» **AIM**:
All of the material below is to be restated word for word, apart from the pictures.
* * *
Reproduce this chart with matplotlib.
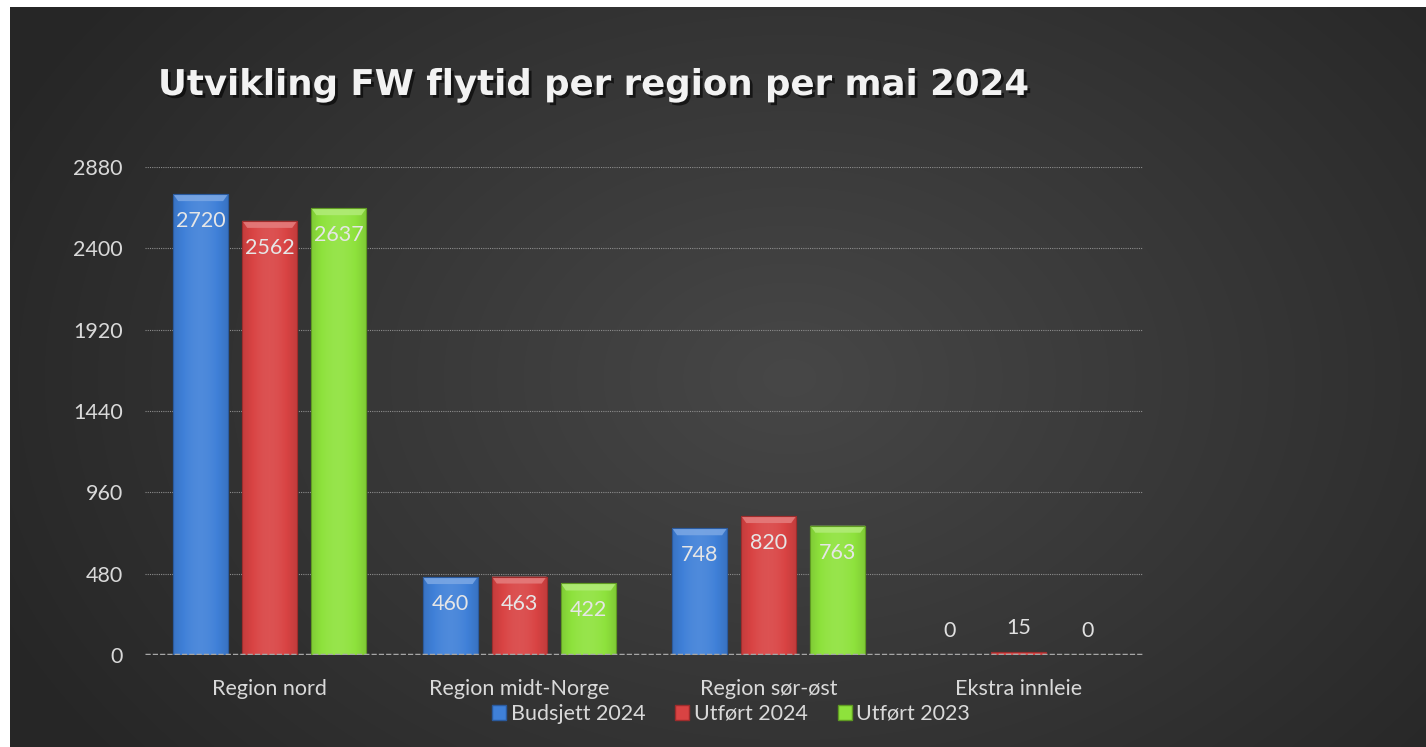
import numpy as np
import matplotlib
matplotlib.use("Agg")
import matplotlib.pyplot as plt
from matplotlib.patches import Patch, Polygon
import matplotlib.patheffects as pe
from matplotlib.colors import to_rgb

# ---------------- data ----------------
categories = ["Region nord", "Region midt-Norge", "Region sør-øst", "Ekstra innleie"]
series_names = ["Budsjett 2024", "Utført 2024", "Utført 2023"]
budsjett_2024 = [2720, 460, 748, 0]
utfort_2024 = [2562, 463, 820, 15]
utfort_2023 = [2637, 422, 763, 0]
yticks = [0, 480, 960, 1440, 1920, 2400, 2880]
title = "Utvikling FW flytid per region per mai 2024"

series = [budsjett_2024, utfort_2024, utfort_2023]
colors = ["#3f80d8", "#d94343", "#8ee23c"]
edge_colors = ["#2a5a9e", "#9e2c2c", "#5f9a22"]

plt.rcParams['font.family'] = ['Lato', 'DejaVu Sans']
FS = 15.5
W, H = 1426, 747
fig = plt.figure(figsize=(W / 100, H / 100), dpi=100, facecolor="white")

# ---------------- background (radial gradient) ----------------
bg = fig.add_axes([10 / W, 0, (W - 10) / W, (H - 7) / H], zorder=-10)
ny, nx = 370, 708
yy, xx = np.mgrid[0:ny, 0:nx]
cx, cy = nx * 0.55, ny * 0.50
r = np.sqrt(((xx - cx) / (nx * 0.62)) ** 2 + ((yy - cy) / (ny * 0.85)) ** 2)
r = np.clip(r, 0, 1)
c_in = np.array(to_rgb("#474747"))
c_out = np.array(to_rgb("#262626"))
img = c_in[None, None, :] * (1 - r[..., None]) + c_out[None, None, :] * r[..., None]
bg.imshow(img, aspect="auto", extent=(0, 1, 0, 1), interpolation="bilinear")
bg.set_axis_off()

# ---------------- main axes ----------------
ax = fig.add_axes([145 / W, 1 - 655 / H, (1143 - 145) / W, (655 - 167) / H])
ax.set_facecolor("none")
x = np.arange(len(categories))
bw = 0.22
offs = [-0.277, 0.0, 0.277]

px_per_unit = (655 - 167) / 2880.0
bevel = 7 / px_per_unit

def shade(c, f):
    c = np.array(to_rgb(c))
    if f >= 0:
        return tuple(c + (1 - c) * f)
    return tuple(c * (1 + f))

for si, vals in enumerate(series):
    bars = ax.bar(x + offs[si], vals, bw, color=colors[si], edgecolor=edge_colors[si],
                  linewidth=0.8, zorder=3)
    for b, v in zip(bars, vals):
        if v <= 0:
            continue
        x0, w, h = b.get_x(), b.get_width(), b.get_height()
        t = np.linspace(0, 1, 64)
        prof = 0.18 * np.sin(np.pi * t) - 0.10
        grad = np.array([shade(colors[si], p) for p in prof])[None, :, :]
        im = ax.imshow(grad, extent=(x0, x0 + w, 0, h), aspect="auto", zorder=3.5,
                       interpolation="bilinear")
        im.set_clip_path(b)
        if h > 3 * bevel:
            bv = Polygon([[x0, h], [x0 + w, h], [x0 + w - 0.02, h - bevel], [x0 + 0.02, h - bevel]],
                         closed=True, facecolor=shade(colors[si], 0.3), edgecolor="none",
                         zorder=3.7, alpha=0.9)
            ax.add_patch(bv)
        ax.add_patch(Polygon([[x0, 0], [x0 + w, 0], [x0 + w, h], [x0, h]], closed=True,
                             facecolor="none", edgecolor=edge_colors[si], lw=0.8, zorder=3.8))
    for b, v in zip(bars, vals):
        cxp = b.get_x() + b.get_width() / 2
        if v >= 200:
            ax.annotate(f"{v}", (cxp, v), xytext=(0, -27), textcoords="offset pixels",
                        ha="center", va="center", color="#e6e6e6", fontsize=FS, zorder=5)
        else:
            ax.annotate(f"{v}", (cxp, v), xytext=(0, 24), textcoords="offset pixels",
                        ha="center", va="center", color="#e0e0e0", fontsize=FS, zorder=5)

ax.set_xlim(-0.5, len(categories) - 0.5)
ax.set_ylim(0, 2880)
ax.set_yticks(yticks)
ax.set_yticklabels([str(t) for t in yticks])
ax.set_xticks(x)
ax.set_xticklabels(categories)
ax.tick_params(axis="both", length=0, colors="#d9d9d9", labelsize=FS)
ax.tick_params(axis="y", pad=16)
ax.tick_params(axis="x", pad=17)
for s in ax.spines.values():
    s.set_visible(False)
ax.yaxis.grid(True, color="#8c8c8c", linestyle=(0, (1, 1)), linewidth=0.8, zorder=0)
ax.set_axisbelow(True)
ax.axhline(0, color="#a6a6a6", linewidth=2.5, linestyle=(0, (1.5, 0.6)), zorder=4)

# ---------------- title ----------------
fig.text(158 / W, 1 - 85 / H, title, ha="left", va="center", fontsize=25.6, fontweight="bold",
         color="#f2f2f2", family=["DejaVu Sans"],
         path_effects=[pe.SimplePatchShadow(offset=(2, -2), shadow_rgbFace="black", alpha=0.6),
                       pe.Normal()])

# ---------------- legend ----------------
handles = [Patch(facecolor=colors[i], edgecolor=edge_colors[i], label=series_names[i])
           for i in range(3)]
leg = fig.legend(handles=handles, loc="center", bbox_to_anchor=(731 / W, 1 - 714 / H), ncol=3,
                 frameon=False, fontsize=FS, handlelength=0.65, handleheight=0.65,
                 handletextpad=0.2, columnspacing=1.4)
for t in leg.get_texts():
    t.set_color("#d9d9d9")

fig.savefig("out.png", dpi=100, facecolor=fig.get_facecolor())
* * *
» **RESPONSE TO THE TASK**:
Reproduce this chart with matplotlib.
import numpy as np
import matplotlib
matplotlib.use("Agg")
import matplotlib.pyplot as plt
from matplotlib.patches import Patch, Polygon
import matplotlib.patheffects as pe
from matplotlib.colors import to_rgb

# ---------------- data ----------------
categories = ["Region nord", "Region midt-Norge", "Region sør-øst", "Ekstra innleie"]
series_names = ["Budsjett 2024", "Utført 2024", "Utført 2023"]
budsjett_2024 = [2720, 460, 748, 0]
utfort_2024 = [2562, 463, 820, 15]
utfort_2023 = [2637, 422, 763, 0]
yticks = [0, 480, 960, 1440, 1920, 2400, 2880]
title = "Utvikling FW flytid per region per mai 2024"

series = [budsjett_2024, utfort_2024, utfort_2023]
colors = ["#3f80d8", "#d94343", "#8ee23c"]
edge_colors = ["#2a5a9e", "#9e2c2c", "#5f9a22"]

plt.rcParams['font.family'] = ['Lato', 'DejaVu Sans']
FS = 15.5
W, H = 1426, 747
fig = plt.figure(figsize=(W / 100, H / 100), dpi=100, facecolor="white")

# ---------------- background (radial gradient) ----------------
bg = fig.add_axes([10 / W, 0, (W - 10) / W, (H - 7) / H], zorder=-10)
ny, nx = 370, 708
yy, xx = np.mgrid[0:ny, 0:nx]
cx, cy = nx * 0.55, ny * 0.50
r = np.sqrt(((xx - cx) / (nx * 0.62)) ** 2 + ((yy - cy) / (ny * 0.85)) ** 2)
r = np.clip(r, 0, 1)
c_in = np.array(to_rgb("#474747"))
c_out = np.array(to_rgb("#262626"))
img = c_in[None, None, :] * (1 - r[..., None]) + c_out[None, None, :] * r[..., None]
bg.imshow(img, aspect="auto", extent=(0, 1, 0, 1), interpolation="bilinear")
bg.set_axis_off()

# ---------------- main axes ----------------
ax = fig.add_axes([145 / W, 1 - 655 / H, (1143 - 145) / W, (655 - 167) / H])
ax.set_facecolor("none")
x = np.arange(len(categories))
bw = 0.22
offs = [-0.277, 0.0, 0.277]

px_per_unit = (655 - 167) / 2880.0
bevel = 7 / px_per_unit

def shade(c, f):
    c = np.array(to_rgb(c))
    if f >= 0:
        return tuple(c + (1 - c) * f)
    return tuple(c * (1 + f))

for si, vals in enumerate(series):
    bars = ax.bar(x + offs[si], vals, bw, color=colors[si], edgecolor=edge_colors[si],
                  linewidth=0.8, zorder=3)
    for b, v in zip(bars, vals):
        if v <= 0:
            continue
        x0, w, h = b.get_x(), b.get_width(), b.get_height()
        t = np.linspace(0, 1, 64)
        prof = 0.18 * np.sin(np.pi * t) - 0.10
        grad = np.array([shade(colors[si], p) for p in prof])[None, :, :]
        im = ax.imshow(grad, extent=(x0, x0 + w, 0, h), aspect="auto", zorder=3.5,
                       interpolation="bilinear")
        im.set_clip_path(b)
        if h > 3 * bevel:
            bv = Polygon([[x0, h], [x0 + w, h], [x0 + w - 0.02, h - bevel], [x0 + 0.02, h - bevel]],
                         closed=True, facecolor=shade(colors[si], 0.3), edgecolor="none",
                         zorder=3.7, alpha=0.9)
            ax.add_patch(bv)
        ax.add_patch(Polygon([[x0, 0], [x0 + w, 0], [x0 + w, h], [x0, h]], closed=True,
                             facecolor="none", edgecolor=edge_colors[si], lw=0.8, zorder=3.8))
    for b, v in zip(bars, vals):
        cxp = b.get_x() + b.get_width() / 2
        if v >= 200:
            ax.annotate(f"{v}", (cxp, v), xytext=(0, -27), textcoords="offset pixels",
                        ha="center", va="center", color="#e6e6e6", fontsize=FS, zorder=5)
        else:
            ax.annotate(f"{v}", (cxp, v), xytext=(0, 24), textcoords="offset pixels",
                        ha="center", va="center", color="#e0e0e0", fontsize=FS, zorder=5)

ax.set_xlim(-0.5, len(categories) - 0.5)
ax.set_ylim(0, 2880)
ax.set_yticks(yticks)
ax.set_yticklabels([str(t) for t in yticks])
ax.set_xticks(x)
ax.set_xticklabels(categories)
ax.tick_params(axis="both", length=0, colors="#d9d9d9", labelsize=FS)
ax.tick_params(axis="y", pad=16)
ax.tick_params(axis="x", pad=17)
for s in ax.spines.values():
    s.set_visible(False)
ax.yaxis.grid(True, color="#8c8c8c", linestyle=(0, (1, 1)), linewidth=0.8, zorder=0)
ax.set_axisbelow(True)
ax.axhline(0, color="#a6a6a6", linewidth=2.5, linestyle=(0, (1.5, 0.6)), zorder=4)

# ---------------- title ----------------
fig.text(158 / W, 1 - 85 / H, title, ha="left", va="center", fontsize=25.6, fontweight="bold",
         color="#f2f2f2", family=["DejaVu Sans"],
         path_effects=[pe.SimplePatchShadow(offset=(2, -2), shadow_rgbFace="black", alpha=0.6),
                       pe.Normal()])

# ---------------- legend ----------------
handles = [Patch(facecolor=colors[i], edgecolor=edge_colors[i], label=series_names[i])
           for i in range(3)]
leg = fig.legend(handles=handles, loc="center", bbox_to_anchor=(731 / W, 1 - 714 / H), ncol=3,
                 frameon=False, fontsize=FS, handlelength=0.65, handleheight=0.65,
                 handletextpad=0.2, columnspacing=1.4)
for t in leg.get_texts():
    t.set_color("#d9d9d9")

fig.savefig("out.png", dpi=100, facecolor=fig.get_facecolor())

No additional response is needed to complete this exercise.